Cela suggère une bonne transition pour le second aspect que je voudrais aborder avec le texte du Greenfield, qui me tombe sous la main et retient évidemment mon attention, dix jours après sa parution, si loin dans le temps alors que le temps se contracte si vite. Il est vrai que le Russiagate retient toute notre attention et nous fait ignorer dans l’immédiat des choses importantes... Mais qu’importe, car nous savons bien, je sais bien moi-même que ces choses importantes se passent ; je suis même très stupéfait, à chaque occasion, et chaque fois la stupéfaction renouvelée, de mesurer à quelle vitesse elles se passent ; et ainsi peut-on effectivement tenir pour juste et fondée cette hypothèse que ces choses importantes se passent alors qu’elles ont disparu de notre embrassement des choses (“de notre écran-radar” si vous voulez, mais cela sonne moins bien). Il y a là un principe de certitude au milieu de cet emballement d’incertitude qui est dû au déchaînement des “valeurs” telles que le Système les a machinées et transformées, conformément à l’exigence diabolique qui le constitue et l’oriente, et ces “valeurs“ étant désormais toutes productrices de déconstruction. On pourrait même parler de vertu à leur propos, bien qu’elles soient évidemment d’influence diabolique ; car le Diable est stupide, comme l’on sait selon notre devise (« On dit même que le diable, quand il veut, est fort bon théologien; il est vrai, pourtant, qu’il ne peut s'empêcher de laisser échapper toujours quelque sottise, qui est comme sa signature...» [Guénon]).
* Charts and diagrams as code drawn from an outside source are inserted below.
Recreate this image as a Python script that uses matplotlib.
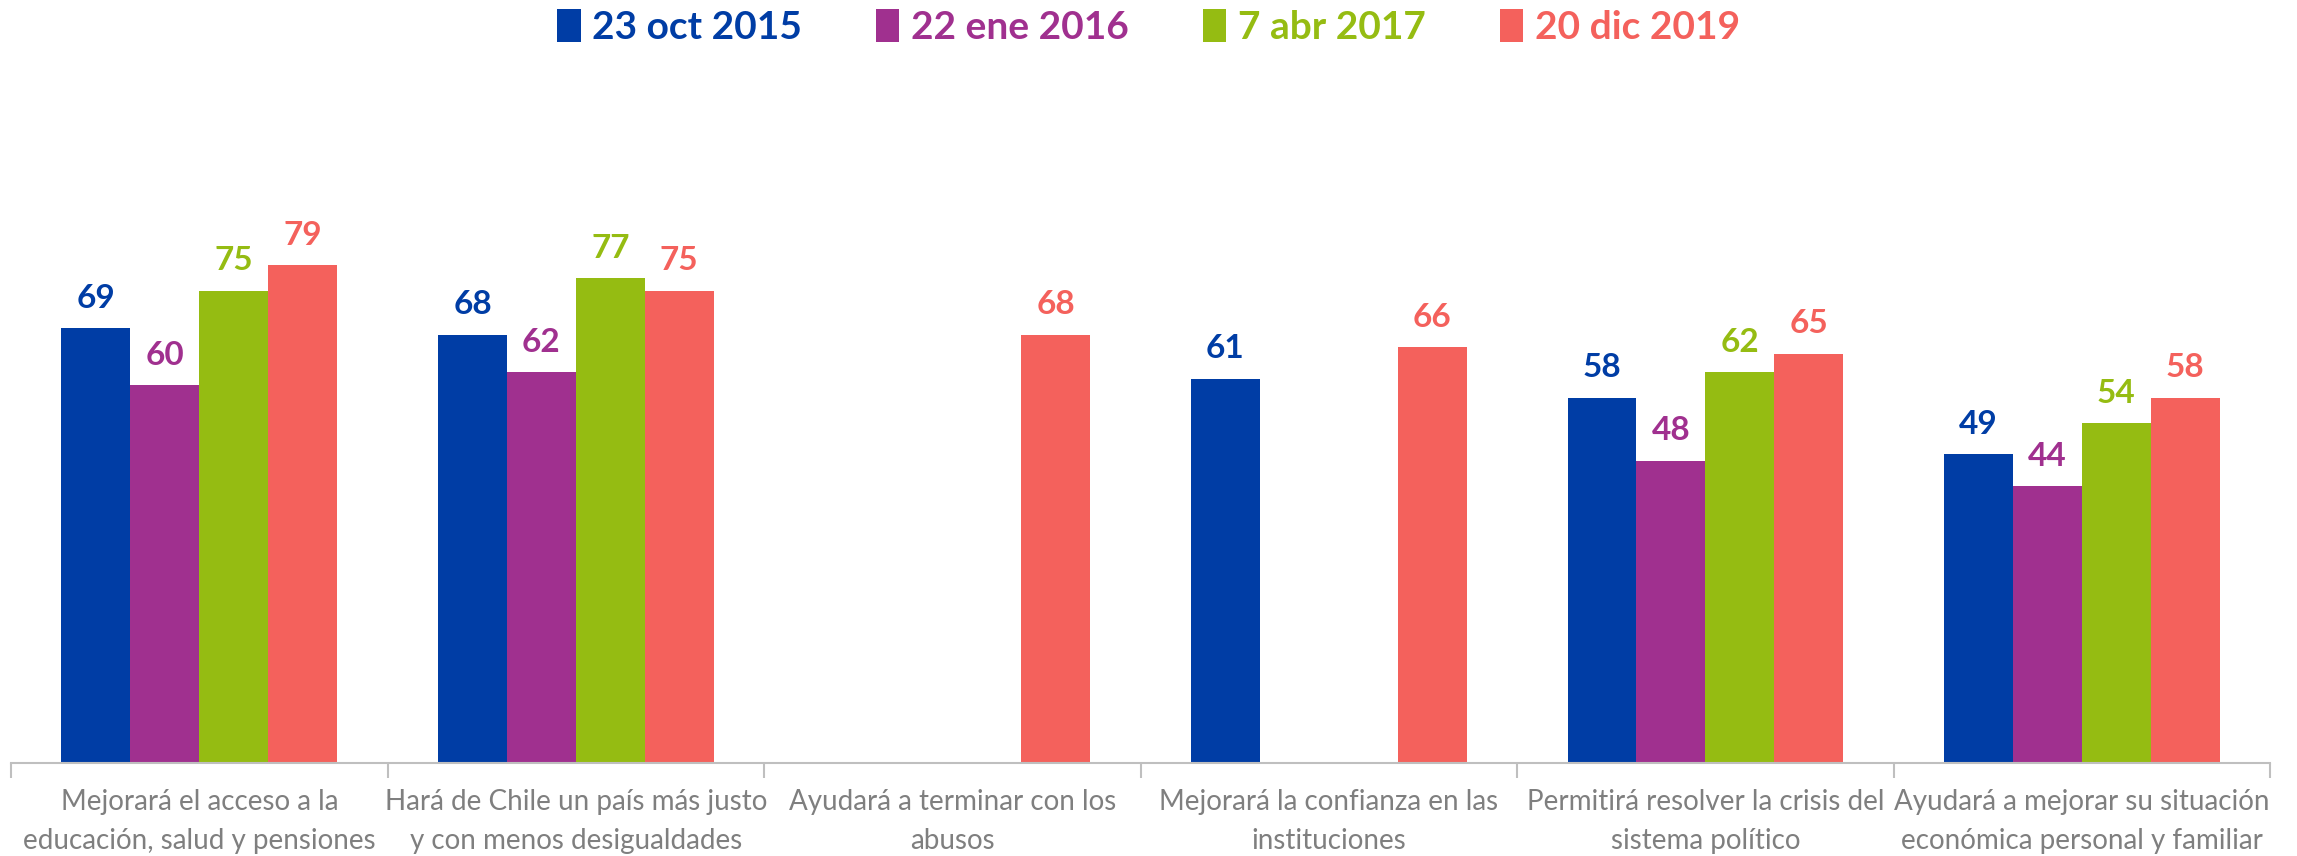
import numpy as np
import matplotlib
matplotlib.use('Agg')
import matplotlib.pyplot as plt

plt.rcParams['font.family'] = ['Lato', 'DejaVu Sans']

# Data
categories = ['Mejorará el acceso a la\neducación, salud y pensiones',
              'Hará de Chile un país más justo\ny con menos desigualdades',
              'Ayudará a terminar con los\nabusos',
              'Mejorará la confianza en las\ninstituciones',
              'Permitirá resolver la crisis del\nsistema político',
              'Ayudará a mejorar su situación\neconómica personal y familiar']
series_names = ['23 oct 2015', '22 ene 2016', '7 abr 2017', '20 dic 2019']
oct_2015 = [69, 68, np.nan, 61, 58, 49]
ene_2016 = [60, 62, np.nan, np.nan, 48, 44]
abr_2017 = [75, 77, np.nan, np.nan, 62, 54]
dic_2019 = [79, 75, 68, 66, 65, 58]
colors = ['#003DA5', '#A0308F', '#95BC12', '#F4615C']

all_series = [oct_2015, ene_2016, abr_2017, dic_2019]

fig = plt.figure(figsize=(22.97, 8.56), dpi=100)
ax = fig.add_axes([0.0048, 0.1086, 0.9835, 0.736])

x = np.arange(len(categories))
width = 0.183
handles = []
for i, (vals, col, name) in enumerate(zip(all_series, colors, series_names)):
    vals = np.array(vals, dtype=float)
    offs = (i - 1.5) * width
    mask = ~np.isnan(vals)
    bars = ax.bar(x[mask] + offs, vals[mask], width, color=col, label=name)
    handles.append(bars)
    for rect, v in zip(bars, vals[mask]):
        ax.annotate(f'{int(v)}', xy=(rect.get_x() + rect.get_width() / 2, v),
                    xytext=(0, 11), textcoords='offset points',
                    ha='center', va='bottom', fontsize=24, fontweight='bold', color=col)

ax.set_xlim(-0.5, len(categories) - 0.5)
ax.set_ylim(0, 100)
for s in ['top', 'right', 'left']:
    ax.spines[s].set_visible(False)
ax.spines['bottom'].set_color('#BFBFBF')
ax.spines['bottom'].set_linewidth(1.5)
ax.set_yticks([])

ax.set_xticks(x)
ax.set_xticklabels(categories, fontsize=20, color='#7F7F7F', linespacing=1.6)
ax.tick_params(axis='x', which='major', length=0, pad=19)
ax.set_xticks(np.arange(-0.5, len(categories)), minor=True)
ax.tick_params(axis='x', which='minor', length=11, width=1.5, color='#BFBFBF')

leg = fig.legend(handles=handles, labels=series_names, loc='upper center',
                 bbox_to_anchor=(0.5, 1.03), ncol=4, frameon=False,
                 handlelength=0.6, handleheight=0.9, handletextpad=0.3,
                 columnspacing=1.9, labelcolor=colors,
                 prop={'size': 28, 'weight': 'bold'})

plt.savefig('out.png', dpi=100, facecolor='white')
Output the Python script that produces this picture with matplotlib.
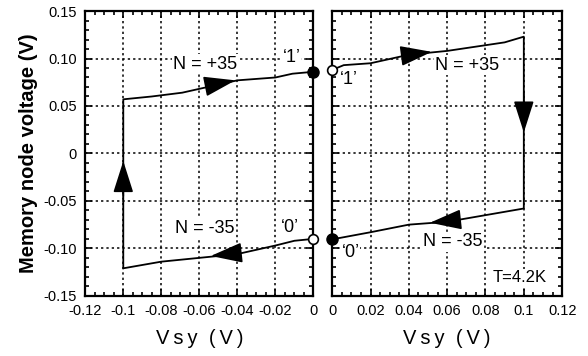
import matplotlib.pyplot as plt
from matplotlib.ticker import MultipleLocator, FixedLocator, FixedFormatter

plt.rcParams['font.family'] = ['Liberation Sans', 'DejaVu Sans']

# Left panel (negative Vsy): loop starting at '0', going left, up, then right to '1'
left_x = [0, -0.01, -0.02, -0.04, -0.06, -0.08, -0.1, -0.1, -0.085, -0.069, -0.04, -0.02, -0.011, 0]
left_y = [-0.090, -0.092, -0.097, -0.106, -0.110, -0.114, -0.121, 0.057, 0.060, 0.064, 0.077, 0.080, 0.084, 0.086]

# Right panel (positive Vsy): loop starting at '1', going right, down, then left to '0'
right_x = [0, 0.006, 0.02, 0.04, 0.06, 0.09, 0.1, 0.1, 0.08, 0.06, 0.04, 0.02, 0.004, 0]
right_y = [0.088, 0.093, 0.095, 0.104, 0.108, 0.117, 0.123, -0.058, -0.065, -0.072, -0.075, -0.083, -0.089, -0.090]

# arrow heads: (base, tip)
left_arrows = [((-0.1, -0.045), (-0.1, -0.008)),
               ((-0.056, 0.071), (-0.041, 0.077)),
               ((-0.040, -0.105), (-0.054, -0.108))]
right_arrows = [((0.037, 0.103), (0.052, 0.107)),
                ((0.1, 0.065), (0.1, 0.022)),
                ((0.065, -0.070), (0.051, -0.073))]

xticks_left = [-0.12, -0.1, -0.08, -0.06, -0.04, -0.02, 0]
xlabels_left = ['-0.12', '-0.1', '-0.08', '-0.06', '-0.04', '-0.02', '0']
xticks_right = [0, 0.02, 0.04, 0.06, 0.08, 0.1, 0.12]
xlabels_right = ['0', '0.02', '0.04', '0.06', '0.08', '0.1', '0.12']
yticks = [-0.15, -0.10, -0.05, 0, 0.05, 0.10, 0.15]
ylabels = ['-0.15', '-0.10', '-0.05', '0', '0.05', '0.10', '0.15']

fig = plt.figure(figsize=(5.88, 3.56), dpi=100)
ax1 = fig.add_axes([0.145, 0.169, 0.388, 0.80])
ax2 = fig.add_axes([0.565, 0.169, 0.391, 0.80])


def style_axes(ax, xticks, xlabels, show_y):
    ax.set_ylim(-0.15, 0.15)
    ax.xaxis.set_major_locator(FixedLocator(xticks))
    ax.xaxis.set_major_formatter(FixedFormatter(xlabels))
    ax.xaxis.set_minor_locator(MultipleLocator(0.005))
    ax.yaxis.set_major_locator(FixedLocator(yticks))
    ax.yaxis.set_major_formatter(FixedFormatter(ylabels))
    ax.yaxis.set_minor_locator(MultipleLocator(0.01))
    ax.tick_params(which='both', direction='in', top=True, right=True, width=1.2,
                   labelsize=10.5, pad=6)
    ax.tick_params(which='major', length=5)
    ax.tick_params(which='minor', length=3)
    if not show_y:
        ax.tick_params(axis='y', labelleft=False)
    ax.grid(which='major', linestyle=(0, (1.5, 2)), color='k', linewidth=1.1)
    for s in ax.spines.values():
        s.set_linewidth(1.6)
    ax.set_xlabel('V\u2009s\u2009y  (\u2009V\u2009)', fontsize=14.5, labelpad=8)


def draw_arrows(ax, arrows):
    for base, tip in arrows:
        ax.annotate('', xy=tip, xytext=base,
                    arrowprops=dict(arrowstyle='-|>,head_length=1.1,head_width=0.35',
                                    color='k', lw=1.2, shrinkA=0, shrinkB=0,
                                    mutation_scale=18))


ax1.set_xlim(-0.12, 0)
ax1.plot(left_x, left_y, color='k', lw=1.3)
ax1.plot(left_x[-1], left_y[-1], 'o', ms=8, mfc='k', mec='k', clip_on=False, zorder=5)
ax1.plot(left_x[0], left_y[0], 'o', ms=7, mfc='white', mec='k', mew=1.2, clip_on=False, zorder=5)
draw_arrows(ax1, left_arrows)
style_axes(ax1, xticks_left, xlabels_left, True)
ax1.set_ylabel('Memory node voltage (V)', fontsize=14.5, fontweight='bold', labelpad=4)
ax1.text(-0.057, 0.094, 'N = +35', fontsize=13, ha='center', va='center',
         bbox=dict(facecolor='white', edgecolor='none', pad=1))
ax1.text(-0.057, -0.079, 'N = -35', fontsize=13, ha='center', va='center',
         bbox=dict(facecolor='white', edgecolor='none', pad=1))
ax1.text(-0.0115, 0.101, '\u20181\u2019', fontsize=13, ha='center', va='center',
         bbox=dict(facecolor='white', edgecolor='none', pad=0.5))
ax1.text(-0.0125, -0.078, '\u20180\u2019', fontsize=13, ha='center', va='center',
         bbox=dict(facecolor='white', edgecolor='none', pad=0.5))

ax2.set_xlim(0, 0.12)
ax2.plot(right_x, right_y, color='k', lw=1.3)
ax2.plot(right_x[0], right_y[0], 'o', ms=7, mfc='white', mec='k', mew=1.2, clip_on=False, zorder=5)
ax2.plot(right_x[-1], right_y[-1], 'o', ms=8, mfc='k', mec='k', clip_on=False, zorder=5)
draw_arrows(ax2, right_arrows)
style_axes(ax2, xticks_right, xlabels_right, False)
ax2.text(0.0705, 0.093, 'N = +35', fontsize=13, ha='center', va='center',
         bbox=dict(facecolor='white', edgecolor='none', pad=1))
ax2.text(0.063, -0.093, 'N = -35', fontsize=13, ha='center', va='center',
         bbox=dict(facecolor='white', edgecolor='none', pad=1))
ax2.text(0.0085, 0.078, '\u20181\u2019', fontsize=13, ha='center', va='center')
ax2.text(0.0095, -0.104, '\u20180\u2019', fontsize=13, ha='center', va='center',
         bbox=dict(facecolor='white', edgecolor='none', pad=0.5))
ax2.text(0.112, -0.131, 'T=4.2K', fontsize=12, ha='right', va='center',
         bbox=dict(facecolor='white', edgecolor='none', pad=1))

fig.savefig('out.png', dpi=100)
“Il est vrai [également] que le Russiagate retient toute notre attention” non pour vendre du papier mais parce que son importance est fondamentale, bien qu’il s’agisse d’un simulacre et que tout ce qui s’y dit et ce qui se fait à son propos est vain et infécond ; car il est fondamental que le Système déchaîne toute sa surpuissance à propos de quelque chose qui est “vain et infécond”, et il importe de suivre avec la plus grande attention la déconstruction, c’est-à-dire la déstructuration et la dissolution du Système par lui-même.